An important part of the original model of Bretton Woods was a world economy free from disruptive flows of speculative capital. Paradoxically, as such flows became more widespread and more disruptive, policy-makers became less willing to use capital controls for both ideological (presumed distortions) and pragmatic (fear of free-riding) reasons. In fact, such controls can be effective tools for altering the composition of flows to ensure a closer match between gross external assets and liabilities, as well as for counter-cyclical management. National legislation, with appropriate international support and coordination providing for comprehensive capital controls when needed, especially during surges of capital inflows, will be essential for establishing the right kind of investment climate for a global green new deal.
For many emerging economies, the pressures from servicing their external debts hinder them from mobilizing resources for productive investment. When disaster strikes — as at this very moment — the hope of a transition to a more sustainable and inclusive growth path quickly evaporates. Debt, in all its dimensions, has exploded under the lopsided rules of hyperglobalization, as has the distress that comes from unsustainable levels of debt. That was clearly apparent before the Covid-19 crisis, but the pandemic has revived discussions about finding fairer and faster responses to the debt problem. In truth, a multilateral mechanism for restructuring sovereign debt is essential to any plan for recovering better post-Covid-19.
Developing countries have long complained about limited multilateral support for their long-term financing needs. This is even more apparent when it comes to the big investment push necessary for a more resilient future. Public banking institutions, including central banks, are the key to success at both national and international levels. Whether or not existing multilateral institutions are the right vehicles to support that investment push, the undue influence of credit rating agencies must be addressed if the required scaling-up of resources is to take place.
Development banks across the world, at the national and global level, will need to work together to help countries identify low-carbon, high productivity activities, and design appropriate industrial policies to scale-up their resources in sustainable infrastructure and to support a just transition for workers and communities attached to carbon-intensive and outdated economic activity. The capital injection these banks need could come from recovered illicit financial flows, including from clampdowns on tax avoidance by transnational corporations and high-wealth individuals.
The required reforms go beyond the financial system. Trade ministers should work to introduce reforms to the WTO and the myriad treaties to accelerate trade and investment in net-zero carbon economic activity, to eliminate incentives for trade and investment in sectors in need of phase out, and to remove obstacles to green industrial policies for full employment at living wages. And they should do so in full knowledge that developing countries face specific challenges that will need differential support and sufficient policy space.
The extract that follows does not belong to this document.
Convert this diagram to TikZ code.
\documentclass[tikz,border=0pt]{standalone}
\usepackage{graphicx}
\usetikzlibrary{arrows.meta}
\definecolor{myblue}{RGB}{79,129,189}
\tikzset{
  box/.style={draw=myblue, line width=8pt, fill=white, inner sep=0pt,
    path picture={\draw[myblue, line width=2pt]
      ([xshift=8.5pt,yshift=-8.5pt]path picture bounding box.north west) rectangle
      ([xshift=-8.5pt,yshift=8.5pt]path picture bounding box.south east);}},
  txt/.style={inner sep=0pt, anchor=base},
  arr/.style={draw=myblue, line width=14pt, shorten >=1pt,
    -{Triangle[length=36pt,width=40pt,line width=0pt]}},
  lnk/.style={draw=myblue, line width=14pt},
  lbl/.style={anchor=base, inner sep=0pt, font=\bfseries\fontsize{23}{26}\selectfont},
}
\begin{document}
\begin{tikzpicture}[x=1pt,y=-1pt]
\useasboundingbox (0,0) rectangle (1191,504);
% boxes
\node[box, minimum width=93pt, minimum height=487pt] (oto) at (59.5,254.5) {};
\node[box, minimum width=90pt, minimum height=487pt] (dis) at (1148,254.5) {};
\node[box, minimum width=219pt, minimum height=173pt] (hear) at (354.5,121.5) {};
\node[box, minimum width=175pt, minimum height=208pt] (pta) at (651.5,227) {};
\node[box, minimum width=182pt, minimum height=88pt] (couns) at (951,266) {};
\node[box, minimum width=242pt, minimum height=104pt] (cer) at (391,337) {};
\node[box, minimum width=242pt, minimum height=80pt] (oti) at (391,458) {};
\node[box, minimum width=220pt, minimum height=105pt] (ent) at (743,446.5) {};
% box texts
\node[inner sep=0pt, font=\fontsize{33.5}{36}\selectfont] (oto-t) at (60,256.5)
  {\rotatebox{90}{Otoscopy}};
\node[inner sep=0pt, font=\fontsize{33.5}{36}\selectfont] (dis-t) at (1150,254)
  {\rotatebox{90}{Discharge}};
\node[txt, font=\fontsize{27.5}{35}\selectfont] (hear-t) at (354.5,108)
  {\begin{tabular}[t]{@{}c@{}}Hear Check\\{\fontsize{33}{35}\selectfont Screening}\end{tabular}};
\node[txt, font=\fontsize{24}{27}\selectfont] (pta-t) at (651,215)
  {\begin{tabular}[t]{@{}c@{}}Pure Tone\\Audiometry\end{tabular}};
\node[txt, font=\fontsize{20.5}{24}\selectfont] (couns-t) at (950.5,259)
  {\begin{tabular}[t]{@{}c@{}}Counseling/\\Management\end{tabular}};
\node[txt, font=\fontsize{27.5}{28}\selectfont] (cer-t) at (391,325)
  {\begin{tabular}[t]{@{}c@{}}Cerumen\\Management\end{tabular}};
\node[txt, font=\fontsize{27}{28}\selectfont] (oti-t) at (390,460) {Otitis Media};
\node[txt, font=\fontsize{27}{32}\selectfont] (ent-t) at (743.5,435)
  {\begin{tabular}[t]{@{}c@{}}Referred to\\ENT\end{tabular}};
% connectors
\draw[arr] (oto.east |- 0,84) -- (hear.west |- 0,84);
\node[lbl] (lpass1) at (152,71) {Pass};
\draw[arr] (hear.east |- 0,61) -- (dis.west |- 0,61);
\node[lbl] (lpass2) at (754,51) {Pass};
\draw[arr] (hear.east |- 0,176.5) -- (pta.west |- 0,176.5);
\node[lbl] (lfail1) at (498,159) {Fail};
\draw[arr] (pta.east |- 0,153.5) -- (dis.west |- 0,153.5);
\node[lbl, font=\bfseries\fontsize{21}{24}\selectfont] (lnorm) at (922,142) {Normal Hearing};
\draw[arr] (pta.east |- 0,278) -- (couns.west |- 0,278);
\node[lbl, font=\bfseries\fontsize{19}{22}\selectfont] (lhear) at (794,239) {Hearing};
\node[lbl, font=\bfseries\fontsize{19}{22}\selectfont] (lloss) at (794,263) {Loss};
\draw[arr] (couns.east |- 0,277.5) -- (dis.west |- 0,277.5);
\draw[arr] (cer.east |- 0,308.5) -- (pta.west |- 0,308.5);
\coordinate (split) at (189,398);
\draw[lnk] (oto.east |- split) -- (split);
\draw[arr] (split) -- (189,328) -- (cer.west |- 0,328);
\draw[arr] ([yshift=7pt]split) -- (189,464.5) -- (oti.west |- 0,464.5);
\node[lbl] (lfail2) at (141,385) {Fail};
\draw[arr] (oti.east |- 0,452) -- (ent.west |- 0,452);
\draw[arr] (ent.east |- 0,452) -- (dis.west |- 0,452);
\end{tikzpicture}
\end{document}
At a moment like this — when world leaders are scrambling for solutions to the pandemic — it is essential to reiterate: we have no time left to delay our efforts to affect a drastic reduction in carbon emissions and reduce the obscene levels of inequality that have been hard-wired into the rules of hyperglobalization. The increase in climate-related catastrophes, in social unrest, and in the rise of right-wing populism are early warnings of what will become a new normal. Even as the United States has forsaken its leadership role, it is up to committed governments around the world — and the international movement supported by this Progressive International — to respond to “the fierce urgency of now”.